* Start RECORD EXTRACTS *
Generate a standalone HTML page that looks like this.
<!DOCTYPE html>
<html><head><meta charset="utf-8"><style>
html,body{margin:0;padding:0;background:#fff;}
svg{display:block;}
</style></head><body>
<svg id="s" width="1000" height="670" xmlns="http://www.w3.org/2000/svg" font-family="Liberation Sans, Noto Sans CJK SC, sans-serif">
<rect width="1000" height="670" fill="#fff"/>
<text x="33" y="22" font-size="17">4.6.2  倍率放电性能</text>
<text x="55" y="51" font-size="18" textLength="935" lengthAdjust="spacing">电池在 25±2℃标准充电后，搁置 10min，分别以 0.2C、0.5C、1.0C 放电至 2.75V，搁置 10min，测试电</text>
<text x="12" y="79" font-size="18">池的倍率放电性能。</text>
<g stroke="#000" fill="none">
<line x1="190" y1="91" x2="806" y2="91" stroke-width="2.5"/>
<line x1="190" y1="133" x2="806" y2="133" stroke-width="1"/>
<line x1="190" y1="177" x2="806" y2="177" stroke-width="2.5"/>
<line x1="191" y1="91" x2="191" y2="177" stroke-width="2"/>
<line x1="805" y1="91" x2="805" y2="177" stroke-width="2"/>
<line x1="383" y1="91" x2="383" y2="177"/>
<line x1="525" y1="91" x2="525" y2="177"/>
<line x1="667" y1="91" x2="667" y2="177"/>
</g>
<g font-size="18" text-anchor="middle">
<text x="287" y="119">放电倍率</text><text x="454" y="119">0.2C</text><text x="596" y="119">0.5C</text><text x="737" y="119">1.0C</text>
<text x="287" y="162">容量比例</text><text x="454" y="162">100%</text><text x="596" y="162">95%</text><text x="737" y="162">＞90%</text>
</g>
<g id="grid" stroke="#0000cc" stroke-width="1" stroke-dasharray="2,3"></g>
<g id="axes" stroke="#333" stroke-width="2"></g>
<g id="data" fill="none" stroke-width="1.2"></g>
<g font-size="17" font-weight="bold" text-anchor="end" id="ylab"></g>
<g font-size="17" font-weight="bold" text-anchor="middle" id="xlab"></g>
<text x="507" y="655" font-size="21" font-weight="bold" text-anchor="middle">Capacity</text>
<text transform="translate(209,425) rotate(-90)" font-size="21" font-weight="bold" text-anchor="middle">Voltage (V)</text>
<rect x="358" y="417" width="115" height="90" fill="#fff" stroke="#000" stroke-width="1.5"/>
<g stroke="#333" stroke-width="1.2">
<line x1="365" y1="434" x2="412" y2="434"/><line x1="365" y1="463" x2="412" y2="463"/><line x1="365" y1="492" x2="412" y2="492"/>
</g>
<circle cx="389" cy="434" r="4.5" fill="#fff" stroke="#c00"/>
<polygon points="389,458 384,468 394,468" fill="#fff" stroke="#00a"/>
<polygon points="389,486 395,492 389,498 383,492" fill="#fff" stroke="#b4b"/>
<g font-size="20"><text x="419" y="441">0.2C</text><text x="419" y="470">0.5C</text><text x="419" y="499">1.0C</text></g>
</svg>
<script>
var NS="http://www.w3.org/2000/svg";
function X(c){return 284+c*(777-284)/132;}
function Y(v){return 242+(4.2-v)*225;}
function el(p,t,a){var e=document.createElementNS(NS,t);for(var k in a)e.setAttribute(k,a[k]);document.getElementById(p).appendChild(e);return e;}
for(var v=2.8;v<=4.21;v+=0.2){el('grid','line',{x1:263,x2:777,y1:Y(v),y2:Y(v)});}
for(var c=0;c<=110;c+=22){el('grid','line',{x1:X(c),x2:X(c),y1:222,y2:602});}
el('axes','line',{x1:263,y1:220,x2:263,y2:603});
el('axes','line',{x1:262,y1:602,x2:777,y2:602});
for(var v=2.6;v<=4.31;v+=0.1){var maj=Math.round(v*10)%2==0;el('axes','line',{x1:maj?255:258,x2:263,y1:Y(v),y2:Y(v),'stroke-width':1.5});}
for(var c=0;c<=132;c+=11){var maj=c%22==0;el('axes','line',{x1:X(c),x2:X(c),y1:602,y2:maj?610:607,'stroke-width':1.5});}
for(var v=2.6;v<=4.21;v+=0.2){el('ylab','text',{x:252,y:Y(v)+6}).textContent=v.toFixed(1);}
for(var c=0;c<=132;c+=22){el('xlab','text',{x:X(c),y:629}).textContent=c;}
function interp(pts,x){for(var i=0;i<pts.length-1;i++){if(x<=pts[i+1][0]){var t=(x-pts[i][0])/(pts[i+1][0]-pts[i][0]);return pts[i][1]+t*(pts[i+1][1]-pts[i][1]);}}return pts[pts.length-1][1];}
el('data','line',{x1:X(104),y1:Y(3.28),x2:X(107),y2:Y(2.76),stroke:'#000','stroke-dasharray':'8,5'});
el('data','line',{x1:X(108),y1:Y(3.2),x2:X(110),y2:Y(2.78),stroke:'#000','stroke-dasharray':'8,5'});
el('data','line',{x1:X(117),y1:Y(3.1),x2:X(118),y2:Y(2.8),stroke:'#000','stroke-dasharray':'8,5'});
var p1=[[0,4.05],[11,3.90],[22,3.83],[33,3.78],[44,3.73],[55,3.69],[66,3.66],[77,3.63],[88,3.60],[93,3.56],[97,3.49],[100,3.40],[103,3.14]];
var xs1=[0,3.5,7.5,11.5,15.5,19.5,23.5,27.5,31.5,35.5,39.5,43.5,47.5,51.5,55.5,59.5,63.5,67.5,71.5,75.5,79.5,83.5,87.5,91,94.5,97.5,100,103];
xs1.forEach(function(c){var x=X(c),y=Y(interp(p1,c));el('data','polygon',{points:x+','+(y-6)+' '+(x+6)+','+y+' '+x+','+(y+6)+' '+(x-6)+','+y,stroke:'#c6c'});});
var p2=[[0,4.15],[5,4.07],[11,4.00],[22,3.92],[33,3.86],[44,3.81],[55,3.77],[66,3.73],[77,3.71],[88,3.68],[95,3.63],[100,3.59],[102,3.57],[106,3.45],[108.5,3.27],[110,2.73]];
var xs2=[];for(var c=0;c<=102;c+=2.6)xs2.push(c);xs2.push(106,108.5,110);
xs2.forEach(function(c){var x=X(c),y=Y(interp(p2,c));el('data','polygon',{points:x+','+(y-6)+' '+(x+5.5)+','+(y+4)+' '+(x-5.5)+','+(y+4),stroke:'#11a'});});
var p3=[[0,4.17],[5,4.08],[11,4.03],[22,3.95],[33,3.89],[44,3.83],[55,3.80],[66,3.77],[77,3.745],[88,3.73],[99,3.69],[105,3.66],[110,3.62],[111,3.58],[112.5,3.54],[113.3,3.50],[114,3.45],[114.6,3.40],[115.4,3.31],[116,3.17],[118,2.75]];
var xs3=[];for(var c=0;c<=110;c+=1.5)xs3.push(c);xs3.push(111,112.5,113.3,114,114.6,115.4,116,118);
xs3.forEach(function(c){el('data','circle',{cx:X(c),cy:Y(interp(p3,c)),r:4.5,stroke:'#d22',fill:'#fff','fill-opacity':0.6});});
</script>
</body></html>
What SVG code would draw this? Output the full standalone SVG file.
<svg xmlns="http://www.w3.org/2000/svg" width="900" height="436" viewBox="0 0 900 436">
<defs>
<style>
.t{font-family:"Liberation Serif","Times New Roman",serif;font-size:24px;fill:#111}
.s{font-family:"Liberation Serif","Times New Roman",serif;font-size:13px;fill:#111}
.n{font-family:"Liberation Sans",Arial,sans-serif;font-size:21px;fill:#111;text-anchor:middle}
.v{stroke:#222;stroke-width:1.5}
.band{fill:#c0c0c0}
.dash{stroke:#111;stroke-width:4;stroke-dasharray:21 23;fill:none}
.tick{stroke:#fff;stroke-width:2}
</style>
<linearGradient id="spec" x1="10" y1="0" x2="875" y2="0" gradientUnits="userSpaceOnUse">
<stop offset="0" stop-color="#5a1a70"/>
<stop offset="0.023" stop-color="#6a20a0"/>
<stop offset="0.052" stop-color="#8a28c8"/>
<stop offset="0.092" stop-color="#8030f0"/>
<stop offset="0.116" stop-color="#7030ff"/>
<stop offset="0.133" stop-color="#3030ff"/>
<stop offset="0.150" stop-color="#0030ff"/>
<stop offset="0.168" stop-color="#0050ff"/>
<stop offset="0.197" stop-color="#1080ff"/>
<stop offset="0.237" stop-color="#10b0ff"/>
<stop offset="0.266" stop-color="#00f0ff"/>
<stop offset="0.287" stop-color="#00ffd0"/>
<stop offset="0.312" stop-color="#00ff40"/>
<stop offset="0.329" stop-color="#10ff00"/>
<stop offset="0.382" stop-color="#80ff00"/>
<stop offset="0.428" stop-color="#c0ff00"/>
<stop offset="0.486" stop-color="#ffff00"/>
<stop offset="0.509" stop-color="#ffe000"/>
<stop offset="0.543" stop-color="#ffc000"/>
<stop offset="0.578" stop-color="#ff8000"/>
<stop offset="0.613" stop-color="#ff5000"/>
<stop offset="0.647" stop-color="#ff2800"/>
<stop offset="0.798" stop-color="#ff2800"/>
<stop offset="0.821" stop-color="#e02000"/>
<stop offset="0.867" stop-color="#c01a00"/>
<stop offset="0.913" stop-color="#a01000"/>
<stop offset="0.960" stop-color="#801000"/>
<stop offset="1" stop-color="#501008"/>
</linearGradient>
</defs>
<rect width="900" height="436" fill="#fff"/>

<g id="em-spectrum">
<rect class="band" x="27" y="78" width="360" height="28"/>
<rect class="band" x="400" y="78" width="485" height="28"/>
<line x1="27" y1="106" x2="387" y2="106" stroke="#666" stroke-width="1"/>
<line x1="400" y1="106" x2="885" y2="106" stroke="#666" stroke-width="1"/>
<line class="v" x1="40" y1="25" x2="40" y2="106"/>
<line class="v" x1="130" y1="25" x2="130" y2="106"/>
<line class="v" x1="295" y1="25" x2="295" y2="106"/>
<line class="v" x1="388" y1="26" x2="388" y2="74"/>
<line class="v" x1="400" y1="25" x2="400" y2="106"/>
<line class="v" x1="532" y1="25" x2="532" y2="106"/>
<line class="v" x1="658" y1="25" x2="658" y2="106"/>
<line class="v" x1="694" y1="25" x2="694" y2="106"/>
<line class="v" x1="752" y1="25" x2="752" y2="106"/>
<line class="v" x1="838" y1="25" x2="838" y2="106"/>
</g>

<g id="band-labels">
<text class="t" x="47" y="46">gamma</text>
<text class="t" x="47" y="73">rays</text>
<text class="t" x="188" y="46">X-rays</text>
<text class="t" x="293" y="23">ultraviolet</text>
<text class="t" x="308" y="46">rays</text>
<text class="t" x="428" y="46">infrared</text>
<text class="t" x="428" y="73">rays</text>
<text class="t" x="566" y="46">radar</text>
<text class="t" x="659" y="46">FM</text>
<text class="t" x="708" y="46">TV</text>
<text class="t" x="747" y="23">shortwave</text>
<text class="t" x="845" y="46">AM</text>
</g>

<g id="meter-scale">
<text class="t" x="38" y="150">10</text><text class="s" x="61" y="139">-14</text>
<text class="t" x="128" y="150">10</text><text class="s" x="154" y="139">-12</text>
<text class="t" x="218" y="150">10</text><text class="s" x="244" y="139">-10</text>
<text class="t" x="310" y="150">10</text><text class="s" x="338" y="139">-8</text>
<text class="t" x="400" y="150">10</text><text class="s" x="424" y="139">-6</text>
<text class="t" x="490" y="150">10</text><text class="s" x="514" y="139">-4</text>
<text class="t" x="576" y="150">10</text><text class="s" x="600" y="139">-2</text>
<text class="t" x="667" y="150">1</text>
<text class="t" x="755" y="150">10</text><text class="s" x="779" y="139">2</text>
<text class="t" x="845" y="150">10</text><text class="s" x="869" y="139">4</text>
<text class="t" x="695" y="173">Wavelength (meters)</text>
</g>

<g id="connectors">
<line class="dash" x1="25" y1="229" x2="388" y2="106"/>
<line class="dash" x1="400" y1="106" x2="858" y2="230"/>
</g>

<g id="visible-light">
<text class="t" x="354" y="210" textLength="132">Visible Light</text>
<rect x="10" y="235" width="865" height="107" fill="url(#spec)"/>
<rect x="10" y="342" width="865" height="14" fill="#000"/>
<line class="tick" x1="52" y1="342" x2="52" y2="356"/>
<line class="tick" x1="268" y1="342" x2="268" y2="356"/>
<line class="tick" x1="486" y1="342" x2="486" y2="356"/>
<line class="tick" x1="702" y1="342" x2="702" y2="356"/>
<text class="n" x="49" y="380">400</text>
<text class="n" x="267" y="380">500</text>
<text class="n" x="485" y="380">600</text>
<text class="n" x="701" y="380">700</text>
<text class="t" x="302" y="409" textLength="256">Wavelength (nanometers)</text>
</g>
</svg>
* End RECORD EXTRACTS *
Out of the records, collect only those lines that contain the string "standalone".

Generate a standalone HTML page that looks like this.
What SVG code would draw this? Output the full standalone SVG file.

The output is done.